To take a particular example, if the critic overvalues blue diamonds, then gradients flowing into the actor are going to be steeper for actions that obtain blue diamonds. Then in a new environment where there’s a bucket of blue paint sitting in the corner, it seems reasonable to expect that the actor might try to use that bucket to paint diamonds blue, at least assuming it’s sufficiently intelligent and flexible.
For PolicyGradientBot on the other hand, while it could still result in alignment failures, it seems much more like we’re just directly training a policy. But PolicyGradientBot is very slow when it comes to sample efficiency.
WRT other algorithms like temporal difference learning that lie kind of in between PolicyGradientBot and ActorCriticBot, I think the question of what happens for ActorCriticBot is already a crux in this discussion, but feel free to add more bot types if you think it would be useful.
Is ActorCriticBot robust?
Again, I’m not saying a brute force search over plans is being done here, but I’d generally expect that what the actor is doing is very strongly linked to what the critic values, and I’d say it’s very likely that the Actor has lots of components inside of it roughly related to the question “what is the critic going to think about this situation?” For example, if the critic consistently overvalues blue, then I’d predict that the actor has lots of circuits inside of it related to blueness.
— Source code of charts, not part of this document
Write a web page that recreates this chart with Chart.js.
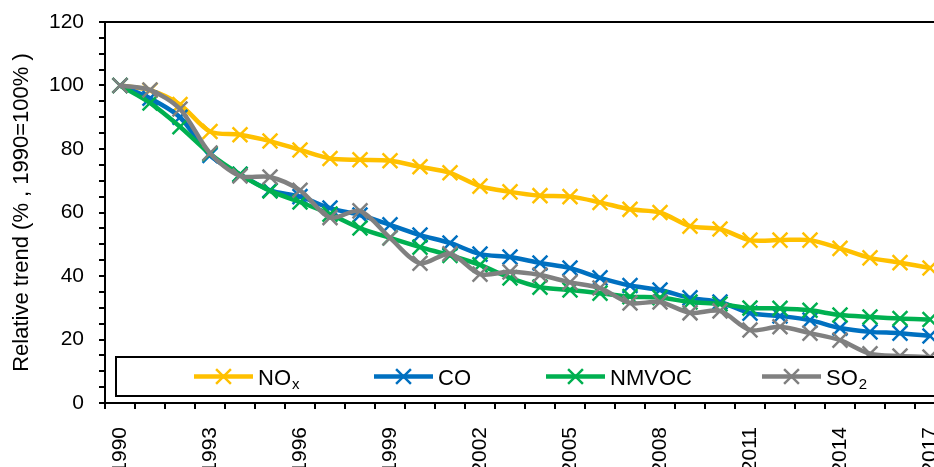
<!DOCTYPE html>
<html>
<head>
<meta charset="utf-8">
<script src="https://cdn.jsdelivr.net/npm/chart.js@4.4.1/dist/chart.umd.min.js"></script>
<style>
    html, body { margin: 0; padding: 0; background: #fff; overflow: hidden; }
    #wrap { width: 958px; height: 467px; }
</style>
</head>
<body>
<div id="wrap"><canvas id="trendChart" width="958" height="467"></canvas></div>
<script>
// Years on the x axis and the ones that get a label
const years = ['1990', '1991', '1992', '1993', '1994', '1995', '1996', '1997', '1998', '1999',
               '2000', '2001', '2002', '2003', '2004', '2005', '2006', '2007', '2008', '2009',
               '2010', '2011', '2012', '2013', '2014', '2015', '2016', '2017'];
const xTickLabels = ['1990', '1993', '1996', '1999', '2002', '2005', '2008', '2011', '2014', '2017'];
const yTickLabels = [0, 20, 40, 60, 80, 100, 120];

// Relative trend, 1990 = 100%
const noxValues = [100, 98.5, 94, 85.5, 84.5, 82.5, 79.7, 77, 76.6, 76.3,
                   74.4, 72.5, 68.3, 66.5, 65.3, 65, 63.2, 61, 60, 55.7,
                   54.8, 51.3, 51.3, 51.3, 48.7, 45.7, 44.2, 42.5];
const coValues = [100, 96, 90, 78, 72, 67, 65, 61.4, 59.2, 56.1,
                  52.9, 50.4, 46.9, 46, 44.1, 42.5, 39.4, 37, 35.6, 33.1,
                  31.8, 28.3, 27.4, 26.1, 23.6, 22.4, 22, 21.1];
const nmvocValues = [100, 94.5, 87, 78.5, 72, 66.8, 63.3, 59.5, 55.1, 52,
                     49.1, 46.5, 43.5, 39.4, 36.5, 35.6, 34.6, 33.5, 33.2, 31.8,
                     31.2, 29.9, 29.8, 29.2, 27.7, 27.1, 26.6, 26.3];
const so2Values = [100, 98.6, 92.6, 78.7, 71.5, 71.2, 67, 58.4, 60.5, 52,
                   44, 47, 40.6, 41.3, 40.3, 38, 36.2, 31.5, 31.8, 28.4,
                   29, 23, 24, 22, 19.8, 15.5, 14.8, 14.5];

const FONT = "'Liberation Sans Narrow', 'Arial Narrow', 'Liberation Sans', Arial, sans-serif";
const MARKER = 10.5;

function series(label, data, color, order) {
    return {
        label: label,
        data: data,
        borderColor: color,
        backgroundColor: color,
        borderWidth: 4.5,
        tension: 0.3,
        pointStyle: 'crossRot',
        pointRadius: MARKER,
        pointBorderWidth: 2.5,
        pointBorderColor: color,
        order: order
    };
}

// legend box drawn inside the plot, like the spreadsheet original
const legendBox = {
    id: 'legendBox',
    afterDatasetsDraw(chart) {
        const ctx = chart.ctx;
        const area = chart.chartArea;
        const top = area.bottom - 46, bottom = area.bottom - 7;
        const left = area.left + 11, right = area.right - 2;
        const midY = (top + bottom) / 2;
        const starts = [194, 374, 546, 762];
        const subs = { 'ₓ': 'x', '₂': '2' };

        ctx.save();
        ctx.fillStyle = '#fff';
        ctx.fillRect(left, top, right - left, bottom - top);
        ctx.lineWidth = 2;
        ctx.strokeStyle = '#000';
        ctx.strokeRect(left, top, right - left, bottom - top);

        chart.data.datasets.forEach((ds, i) => {
            const x0 = starts[i];
            ctx.strokeStyle = ds.borderColor;
            ctx.lineWidth = 4.5;
            ctx.beginPath();
            ctx.moveTo(x0, midY);
            ctx.lineTo(x0 + 59, midY);
            ctx.stroke();
            ctx.lineWidth = 2.5;
            const cx = x0 + 29.5, r = MARKER * Math.SQRT1_2;
            ctx.beginPath();
            ctx.moveTo(cx - r, midY - r); ctx.lineTo(cx + r, midY + r);
            ctx.moveTo(cx + r, midY - r); ctx.lineTo(cx - r, midY + r);
            ctx.stroke();

            // label text with a subscript tail
            let x = x0 + 64;
            ctx.fillStyle = '#000';
            ctx.textBaseline = 'alphabetic';
            ctx.textAlign = 'left';
            const base = midY + 8;
            for (const ch of ds.label) {
                if (subs[ch]) {
                    ctx.font = '15px ' + FONT;
                    ctx.fillText(subs[ch], x + 1, base + 4);
                    x += ctx.measureText(subs[ch]).width + 1;
                } else {
                    ctx.font = '22px ' + FONT;
                    ctx.fillText(ch, x, base);
                    x += ctx.measureText(ch).width;
                }
            }
        });
        ctx.restore();
    },
    afterDraw(chart) {
        // top border of the plot area
        const ctx = chart.ctx;
        const area = chart.chartArea;
        ctx.save();
        ctx.strokeStyle = '#000';
        ctx.lineWidth = 2;
        ctx.beginPath();
        ctx.moveTo(area.left - 1, area.top);
        ctx.lineTo(chart.width, area.top);
        ctx.stroke();
        ctx.restore();
    }
};

document.addEventListener('DOMContentLoaded', function () {
    const ctx = document.getElementById('trendChart').getContext('2d');
    new Chart(ctx, {
        type: 'line',
        data: {
            labels: years,
            datasets: [
                series('NOₓ', noxValues, '#FFC000', 3),
                series('CO', coValues, '#0070C0', 2),
                series('NMVOC', nmvocValues, '#00B050', 1),
                series('SO₂', so2Values, '#808080', 0)
            ]
        },
        options: {
            responsive: false,
            animation: false,
            devicePixelRatio: 1,
            layout: { padding: { left: 0, right: 2, top: 22, bottom: 0 } },
            plugins: {
                legend: { display: false },
                tooltip: { enabled: false }
            },
            scales: {
                x: {
                    type: 'category',
                    offset: true,
                    afterFit: function (scale) {
                        scale.height = 64;
                        scale.paddingLeft = 0;
                        scale.paddingRight = 0;
                    },
                    grid: {
                        offset: true,
                        drawOnChartArea: false,
                        drawTicks: true,
                        tickLength: 6,
                        color: '#000',
                        lineWidth: 2
                    },
                    border: { color: '#000', width: 2 },
                    ticks: {
                        autoSkip: false,
                        minRotation: 90,
                        maxRotation: 90,
                        padding: 18,
                        color: '#000',
                        font: { family: FONT, size: 21 },
                        callback: function (val, i) {
                            return xTickLabels.includes(years[i]) ? years[i] : '';
                        }
                    }
                },
                y: {
                    min: 0,
                    max: 120,
                    afterFit: function (scale) {
                        scale.width = 105;
                        scale.paddingTop = 0;
                        scale.paddingBottom = 0;
                    },
                    grid: {
                        drawOnChartArea: false,
                        drawTicks: true,
                        tickLength: 6,
                        color: '#000',
                        lineWidth: 2
                    },
                    border: { color: '#000', width: 2 },
                    ticks: {
                        stepSize: 5,
                        autoSkip: false,
                        padding: 15,
                        color: '#000',
                        font: { family: FONT, size: 21 },
                        callback: function (val) {
                            return yTickLabels.includes(val) ? val : '';
                        }
                    },
                    title: {
                        display: true,
                        text: 'Relative trend (% , 1990=100% )',
                        color: '#000',
                        font: { family: FONT, size: 22 },
                        padding: { top: 9, bottom: 0 }
                    }
                }
            }
        },
        plugins: [legendBox]
    });
});
</script>
</body>
</html>
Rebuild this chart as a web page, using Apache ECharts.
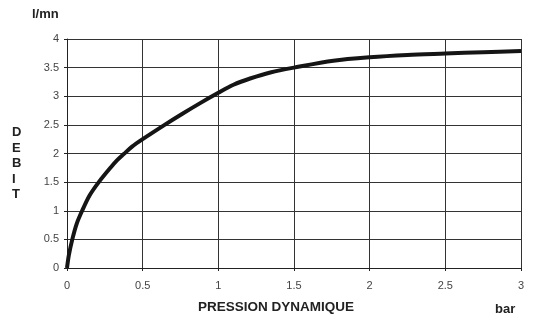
<!DOCTYPE html>
<html>
<head>
<meta charset="utf-8">
<script src="https://cdn.jsdelivr.net/npm/echarts@6/dist/echarts.min.js"></script>
<style>
  html, body { margin: 0; padding: 0; background: #fff; }
  #chart { width: 535px; height: 315px; }
</style>
</head>
<body>
<div id="chart"></div>
<script>
// pression dynamique (bar) -> debit (l/mn)
const pression = [0, 0.012, 0.035, 0.065, 0.1, 0.15, 0.21, 0.29, 0.33, 0.375, 0.43, 0.5, 0.645, 0.76, 0.88, 1, 1.1, 1.21, 1.35, 1.5, 1.76, 2, 2.25, 2.5, 2.75, 3];
const debit = [0, 0.22, 0.5, 0.78, 1.0, 1.27, 1.5, 1.76, 1.88, 1.99, 2.12, 2.25, 2.5, 2.69, 2.88, 3.06, 3.2, 3.31, 3.42, 3.5, 3.62, 3.68, 3.72, 3.745, 3.77, 3.79];
const xTicks = [0, 0.5, 1, 1.5, 2, 2.5, 3];
const yTicks = [0, 0.5, 1, 1.5, 2, 2.5, 3, 3.5, 4];

const chart = echarts.init(document.getElementById('chart'));

const labelFont = { color: '#444', fontSize: 11, fontFamily: 'Liberation Sans, Arial, sans-serif' };
const titleFont = { fill: '#222', fontWeight: 'bold', fontFamily: 'Liberation Sans, Arial, sans-serif' };

chart.setOption({
  animation: false,
  grid: { left: 67, right: 14, top: 39, bottom: 47 },
  xAxis: {
    type: 'value',
    min: xTicks[0],
    max: xTicks[xTicks.length - 1],
    interval: 0.5,
    axisLine: { lineStyle: { color: '#222', width: 1 } },
    axisTick: { show: true, length: 3, lineStyle: { color: '#222' } },
    splitLine: { show: true, lineStyle: { color: '#333', width: 1 } },
    axisLabel: Object.assign({ margin: 12 }, labelFont)
  },
  yAxis: {
    type: 'value',
    min: yTicks[0],
    max: yTicks[yTicks.length - 1],
    interval: 0.5,
    axisLine: { show: true, lineStyle: { color: '#222', width: 1 } },
    axisTick: { show: true, length: 3, lineStyle: { color: '#222' } },
    splitLine: { show: true, lineStyle: { color: '#333', width: 1 } },
    axisLabel: Object.assign({ margin: 8 }, labelFont)
  },
  graphic: [
    { type: 'text', left: 32, top: 8, style: Object.assign({ text: 'l/mn', fontSize: 13 }, titleFont) },
    { type: 'text', left: 12, top: 125, style: Object.assign({ text: 'D\nE\nB\nI\nT', fontSize: 13, lineHeight: 15.5, align: 'center', width: 12 }, titleFont) },
    { type: 'text', left: 198, top: 300, style: Object.assign({ text: 'PRESSION DYNAMIQUE', fontSize: 13.5 }, titleFont) },
    { type: 'text', left: 495, top: 303, style: Object.assign({ text: 'bar', fontSize: 13 }, titleFont) }
  ],
  series: [{
    type: 'line',
    data: pression.map((p, i) => [p, debit[i]]),
    smooth: 0.3,
    showSymbol: false,
    lineStyle: { color: '#151515', width: 4 }
  }]
});
</script>
</body>
</html>
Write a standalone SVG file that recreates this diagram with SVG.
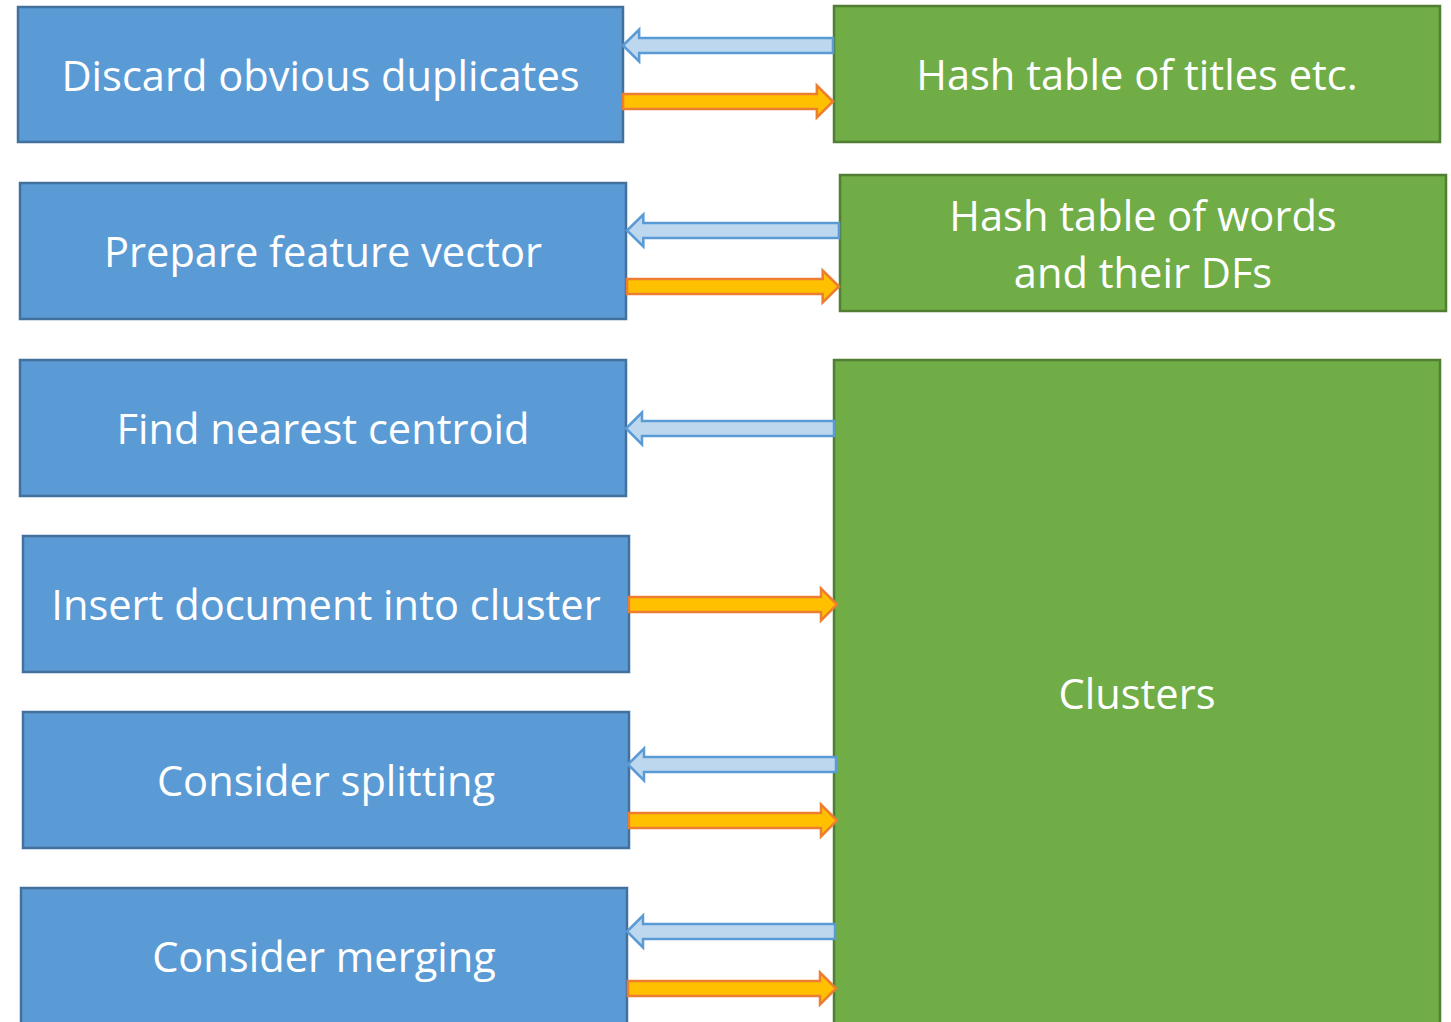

Do you disagree with this?
Obviously the actor’s ideas of what’s good aren’t going to be perfectly faithful to the critic: There will exist some adversarial plans that the actor just isn’t going to generate, but again the question is: Why should we be so lucky that the errors we’re making exactly cancel out? I don’t see any reason to expect that the actor’s imperfect approximation of the critic and critic’s imperfect approximation of our true desires should cancel out so well that the actor never generates any adversarial plans at all.